-- Data section --

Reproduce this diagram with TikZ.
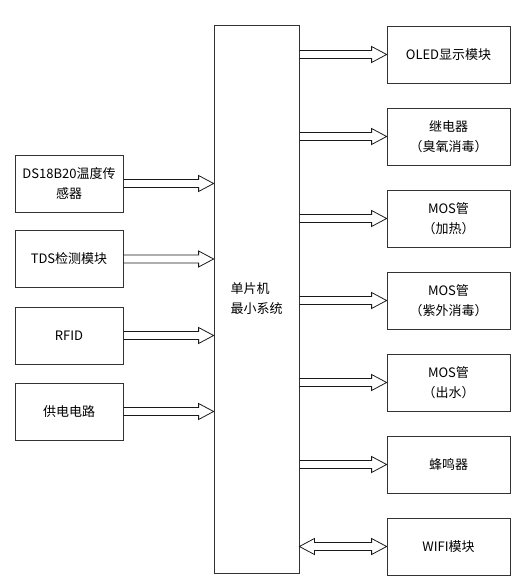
\documentclass[tikz,border=0pt]{standalone}
\usepackage{fontspec}
\setmainfont{Noto Sans CJK SC}
\usetikzlibrary{calc}

% hollow arrow from tail point #1 to tip point #2 (same height)
\newcommand{\fatarrow}[2]{%
  \draw[fat] ($(#1)+(0,-4)$) -- ($(#2)+(-15,-4)$) -- ($(#2)+(-15,-8)$) -- (#2)
    -- ($(#2)+(-15,8)$) -- ($(#2)+(-15,4)$) -- ($(#1)+(0,4)$);
}
% hollow arrow with tips at both ends
\newcommand{\fatdarrow}[2]{%
  \draw[fat] (#1) -- ($(#1)+(15,-8)$) -- ($(#1)+(15,-4)$) -- ($(#2)+(-15,-4)$)
    -- ($(#2)+(-15,-8)$) -- (#2) -- ($(#2)+(-15,8)$) -- ($(#2)+(-15,4)$)
    -- ($(#1)+(15,4)$) -- ($(#1)+(15,8)$) -- cycle;
}

\begin{document}
\begin{tikzpicture}[x=1pt,y=-1pt]
        % Styles for the boxes and the hollow arrows
        \tikzset{
            block/.style={
                draw=black!80,
                rectangle,
                line width=0.8pt,
                minimum width=108pt,
                minimum height=57pt,
                align=center,
                font=\fontsize{13}{20}\selectfont
            },
            outblock/.style={
                block,
                minimum width=123pt
            },
            mcu/.style={
                block,
                minimum width=85pt,
                minimum height=548pt,
                align=left
            },
            fat/.style={
                draw=black!90,
                line width=0.8pt,
                line join=miter
            }
        }
        \useasboundingbox (0,0) rectangle (521,585);
        % Central controller
        \node[mcu] (mcu) at (256.5,299) {单片机\\最小系统};
        % Inputs on the left
        \foreach \n/\y/\txt in {ds/183.5/{DS18B20温度传\\感器}, tds/259/TDS检测模块, rfid/335.5/RFID, pwr/411.5/供电电路} {
            \node[block] (\n) at (69,\y) {\txt};
            \fatarrow{\n.east}{\n.east -| mcu.west}
        }
        % Outputs on the right
        \foreach \n/\y/\txt in {oled/54.5/OLED显示模块, relay/136.5/{继电器\\（臭氧消毒）}, heat/218.5/{MOS管\\（加热）}, uv/300.5/{MOS管\\（紫外消毒）}, water/382.5/{MOS管\\（出水）}, buzz/464.5/蜂鸣器} {
            \node[outblock] (\n) at (448.5,\y) {\txt};
            \fatarrow{mcu.east |- \n.west}{\n.west}
        }
        % Two-way link
        \node[outblock] (wifi) at (448.5,546.5) {WIFI模块};
        \fatdarrow{mcu.east |- wifi.west}{wifi.west}
\end{tikzpicture}
\end{document}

-- Set problem --
Repeat the listing in full and exactly. Leave any pictures out.

-- Exercise output --
Reproduce this diagram with TikZ.
\documentclass[tikz,border=0pt]{standalone}
\usepackage{fontspec}
\setmainfont{Noto Sans CJK SC}
\usetikzlibrary{calc}

% hollow arrow from tail point #1 to tip point #2 (same height)
\newcommand{\fatarrow}[2]{%
  \draw[fat] ($(#1)+(0,-4)$) -- ($(#2)+(-15,-4)$) -- ($(#2)+(-15,-8)$) -- (#2)
    -- ($(#2)+(-15,8)$) -- ($(#2)+(-15,4)$) -- ($(#1)+(0,4)$);
}
% hollow arrow with tips at both ends
\newcommand{\fatdarrow}[2]{%
  \draw[fat] (#1) -- ($(#1)+(15,-8)$) -- ($(#1)+(15,-4)$) -- ($(#2)+(-15,-4)$)
    -- ($(#2)+(-15,-8)$) -- (#2) -- ($(#2)+(-15,8)$) -- ($(#2)+(-15,4)$)
    -- ($(#1)+(15,4)$) -- ($(#1)+(15,8)$) -- cycle;
}

\begin{document}
\begin{tikzpicture}[x=1pt,y=-1pt]
        % Styles for the boxes and the hollow arrows
        \tikzset{
            block/.style={
                draw=black!80,
                rectangle,
                line width=0.8pt,
                minimum width=108pt,
                minimum height=57pt,
                align=center,
                font=\fontsize{13}{20}\selectfont
            },
            outblock/.style={
                block,
                minimum width=123pt
            },
            mcu/.style={
                block,
                minimum width=85pt,
                minimum height=548pt,
                align=left
            },
            fat/.style={
                draw=black!90,
                line width=0.8pt,
                line join=miter
            }
        }
        \useasboundingbox (0,0) rectangle (521,585);
        % Central controller
        \node[mcu] (mcu) at (256.5,299) {单片机\\最小系统};
        % Inputs on the left
        \foreach \n/\y/\txt in {ds/183.5/{DS18B20温度传\\感器}, tds/259/TDS检测模块, rfid/335.5/RFID, pwr/411.5/供电电路} {
            \node[block] (\n) at (69,\y) {\txt};
            \fatarrow{\n.east}{\n.east -| mcu.west}
        }
        % Outputs on the right
        \foreach \n/\y/\txt in {oled/54.5/OLED显示模块, relay/136.5/{继电器\\（臭氧消毒）}, heat/218.5/{MOS管\\（加热）}, uv/300.5/{MOS管\\（紫外消毒）}, water/382.5/{MOS管\\（出水）}, buzz/464.5/蜂鸣器} {
            \node[outblock] (\n) at (448.5,\y) {\txt};
            \fatarrow{mcu.east |- \n.west}{\n.west}
        }
        % Two-way link
        \node[outblock] (wifi) at (448.5,546.5) {WIFI模块};
        \fatdarrow{mcu.east |- wifi.west}{wifi.west}
\end{tikzpicture}
\end{document}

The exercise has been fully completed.